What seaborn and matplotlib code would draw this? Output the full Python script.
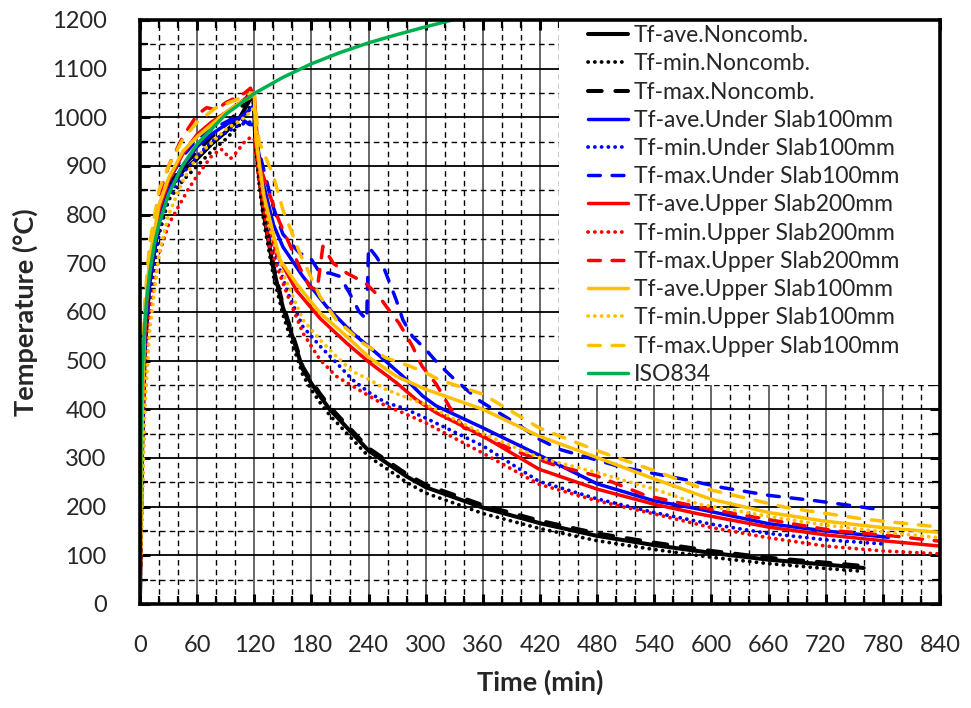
#####
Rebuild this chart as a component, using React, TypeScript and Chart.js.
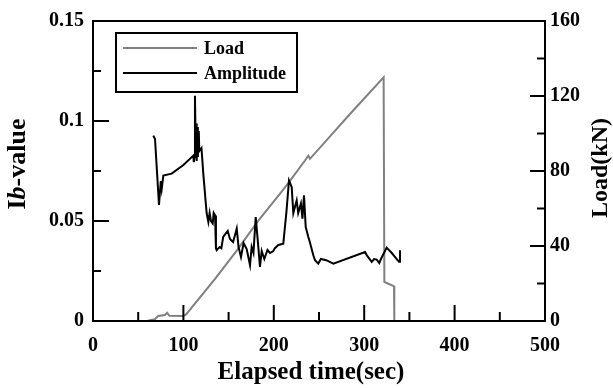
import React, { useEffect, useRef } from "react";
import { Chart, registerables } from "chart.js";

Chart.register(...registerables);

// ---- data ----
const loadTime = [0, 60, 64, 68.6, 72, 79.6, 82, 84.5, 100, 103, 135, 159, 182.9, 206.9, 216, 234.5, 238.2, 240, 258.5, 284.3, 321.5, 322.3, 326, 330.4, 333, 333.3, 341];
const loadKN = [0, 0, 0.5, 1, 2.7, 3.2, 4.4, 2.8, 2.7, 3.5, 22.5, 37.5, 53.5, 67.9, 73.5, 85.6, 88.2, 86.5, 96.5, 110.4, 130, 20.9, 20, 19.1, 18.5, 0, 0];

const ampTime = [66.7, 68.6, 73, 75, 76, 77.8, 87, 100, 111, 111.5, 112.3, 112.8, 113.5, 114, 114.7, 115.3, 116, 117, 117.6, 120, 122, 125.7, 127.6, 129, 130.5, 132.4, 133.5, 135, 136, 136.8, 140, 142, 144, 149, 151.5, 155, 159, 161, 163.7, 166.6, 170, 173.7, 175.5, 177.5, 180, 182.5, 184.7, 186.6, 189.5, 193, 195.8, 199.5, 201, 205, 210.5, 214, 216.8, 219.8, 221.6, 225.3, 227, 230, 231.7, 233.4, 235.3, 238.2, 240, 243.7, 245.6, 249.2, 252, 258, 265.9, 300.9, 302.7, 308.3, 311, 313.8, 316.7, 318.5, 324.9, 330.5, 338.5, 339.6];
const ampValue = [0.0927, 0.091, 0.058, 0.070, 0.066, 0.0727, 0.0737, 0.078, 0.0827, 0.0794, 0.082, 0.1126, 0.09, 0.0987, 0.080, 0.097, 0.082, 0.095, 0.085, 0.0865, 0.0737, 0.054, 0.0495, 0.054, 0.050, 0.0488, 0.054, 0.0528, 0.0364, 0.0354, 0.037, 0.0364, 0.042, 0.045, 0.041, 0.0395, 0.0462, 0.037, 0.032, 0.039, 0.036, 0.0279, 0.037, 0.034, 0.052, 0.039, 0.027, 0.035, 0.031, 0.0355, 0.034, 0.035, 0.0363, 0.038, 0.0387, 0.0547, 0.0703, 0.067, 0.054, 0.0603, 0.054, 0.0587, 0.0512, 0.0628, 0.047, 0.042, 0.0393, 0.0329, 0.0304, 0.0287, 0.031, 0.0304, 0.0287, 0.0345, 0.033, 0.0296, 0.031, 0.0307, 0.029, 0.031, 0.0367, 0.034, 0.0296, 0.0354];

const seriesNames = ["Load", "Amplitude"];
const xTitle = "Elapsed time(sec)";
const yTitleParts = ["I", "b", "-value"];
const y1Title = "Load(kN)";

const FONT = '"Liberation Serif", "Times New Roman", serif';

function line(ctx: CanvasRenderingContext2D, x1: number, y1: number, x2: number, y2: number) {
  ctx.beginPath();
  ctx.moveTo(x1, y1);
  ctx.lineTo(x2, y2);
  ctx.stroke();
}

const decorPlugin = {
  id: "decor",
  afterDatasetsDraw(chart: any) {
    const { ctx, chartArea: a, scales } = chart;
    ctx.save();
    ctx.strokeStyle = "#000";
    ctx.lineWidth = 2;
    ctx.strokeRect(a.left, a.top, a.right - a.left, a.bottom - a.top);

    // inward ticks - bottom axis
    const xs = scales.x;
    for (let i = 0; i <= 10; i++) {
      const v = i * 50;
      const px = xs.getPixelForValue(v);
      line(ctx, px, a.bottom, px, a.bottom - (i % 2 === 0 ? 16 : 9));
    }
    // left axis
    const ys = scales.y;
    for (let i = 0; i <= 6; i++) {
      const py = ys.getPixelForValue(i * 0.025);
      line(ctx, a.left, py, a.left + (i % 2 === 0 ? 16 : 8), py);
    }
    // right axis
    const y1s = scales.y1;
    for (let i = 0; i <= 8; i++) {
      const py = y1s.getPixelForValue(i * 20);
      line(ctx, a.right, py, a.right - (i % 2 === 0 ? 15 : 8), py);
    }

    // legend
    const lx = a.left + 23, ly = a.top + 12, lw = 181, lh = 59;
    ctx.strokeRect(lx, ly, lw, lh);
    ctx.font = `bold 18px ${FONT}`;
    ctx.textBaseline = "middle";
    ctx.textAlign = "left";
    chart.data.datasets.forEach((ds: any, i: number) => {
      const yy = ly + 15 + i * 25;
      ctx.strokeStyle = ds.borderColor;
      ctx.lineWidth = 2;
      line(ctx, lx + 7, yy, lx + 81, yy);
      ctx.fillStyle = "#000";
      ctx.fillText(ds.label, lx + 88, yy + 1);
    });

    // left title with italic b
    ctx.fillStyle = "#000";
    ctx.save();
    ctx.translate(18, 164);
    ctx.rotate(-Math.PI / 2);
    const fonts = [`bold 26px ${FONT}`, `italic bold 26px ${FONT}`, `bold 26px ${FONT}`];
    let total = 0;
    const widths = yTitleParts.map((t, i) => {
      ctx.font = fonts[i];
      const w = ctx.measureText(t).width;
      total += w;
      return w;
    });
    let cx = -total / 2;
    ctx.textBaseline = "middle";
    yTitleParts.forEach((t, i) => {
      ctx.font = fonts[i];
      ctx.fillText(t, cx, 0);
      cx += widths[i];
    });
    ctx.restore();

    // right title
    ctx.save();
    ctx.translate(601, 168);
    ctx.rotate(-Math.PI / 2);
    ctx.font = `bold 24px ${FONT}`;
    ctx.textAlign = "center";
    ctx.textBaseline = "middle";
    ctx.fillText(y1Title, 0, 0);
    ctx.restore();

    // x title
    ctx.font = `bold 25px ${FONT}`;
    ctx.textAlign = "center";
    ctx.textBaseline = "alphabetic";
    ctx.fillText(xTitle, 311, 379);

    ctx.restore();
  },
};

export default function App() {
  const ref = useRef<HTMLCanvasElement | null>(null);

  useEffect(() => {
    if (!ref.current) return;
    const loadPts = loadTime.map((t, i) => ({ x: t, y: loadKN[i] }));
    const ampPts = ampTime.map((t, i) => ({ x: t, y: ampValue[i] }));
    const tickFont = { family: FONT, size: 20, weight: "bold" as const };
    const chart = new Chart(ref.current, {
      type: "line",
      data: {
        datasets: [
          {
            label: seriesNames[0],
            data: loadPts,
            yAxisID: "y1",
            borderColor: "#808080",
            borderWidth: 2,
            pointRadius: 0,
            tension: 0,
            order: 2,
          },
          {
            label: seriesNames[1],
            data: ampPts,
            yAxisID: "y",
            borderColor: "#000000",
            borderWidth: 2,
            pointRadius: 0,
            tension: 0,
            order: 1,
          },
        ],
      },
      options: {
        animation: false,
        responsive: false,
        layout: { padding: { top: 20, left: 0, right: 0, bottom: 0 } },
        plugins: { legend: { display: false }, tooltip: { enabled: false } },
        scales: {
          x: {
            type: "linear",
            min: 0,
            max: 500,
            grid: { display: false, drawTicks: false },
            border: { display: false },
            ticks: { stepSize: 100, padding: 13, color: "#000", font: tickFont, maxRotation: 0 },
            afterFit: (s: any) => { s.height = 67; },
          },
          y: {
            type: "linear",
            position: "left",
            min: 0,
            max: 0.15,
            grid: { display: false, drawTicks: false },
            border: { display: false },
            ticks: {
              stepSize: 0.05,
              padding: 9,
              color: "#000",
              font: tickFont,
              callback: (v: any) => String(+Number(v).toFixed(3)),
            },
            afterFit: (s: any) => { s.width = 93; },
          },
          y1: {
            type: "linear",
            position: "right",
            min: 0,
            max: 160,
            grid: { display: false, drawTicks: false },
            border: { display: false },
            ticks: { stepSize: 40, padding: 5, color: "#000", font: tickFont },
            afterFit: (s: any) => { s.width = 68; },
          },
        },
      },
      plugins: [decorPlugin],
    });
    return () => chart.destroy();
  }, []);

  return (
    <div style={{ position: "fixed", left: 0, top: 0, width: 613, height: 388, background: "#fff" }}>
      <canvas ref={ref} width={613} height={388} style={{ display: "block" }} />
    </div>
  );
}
#####
Exercise description: Begin with the line where "Rebuild this chart" appears and end with the line where "18.5, 0, 0];" appears. Copy only that stretch, exactly, with no pictures.

Solution below:
Rebuild this chart as a component, using React, TypeScript and Chart.js.
import React, { useEffect, useRef } from "react";
import { Chart, registerables } from "chart.js";

Chart.register(...registerables);

// ---- data ----
const loadTime = [0, 60, 64, 68.6, 72, 79.6, 82, 84.5, 100, 103, 135, 159, 182.9, 206.9, 216, 234.5, 238.2, 240, 258.5, 284.3, 321.5, 322.3, 326, 330.4, 333, 333.3, 341];
const loadKN = [0, 0, 0.5, 1, 2.7, 3.2, 4.4, 2.8, 2.7, 3.5, 22.5, 37.5, 53.5, 67.9, 73.5, 85.6, 88.2, 86.5, 96.5, 110.4, 130, 20.9, 20, 19.1, 18.5, 0, 0];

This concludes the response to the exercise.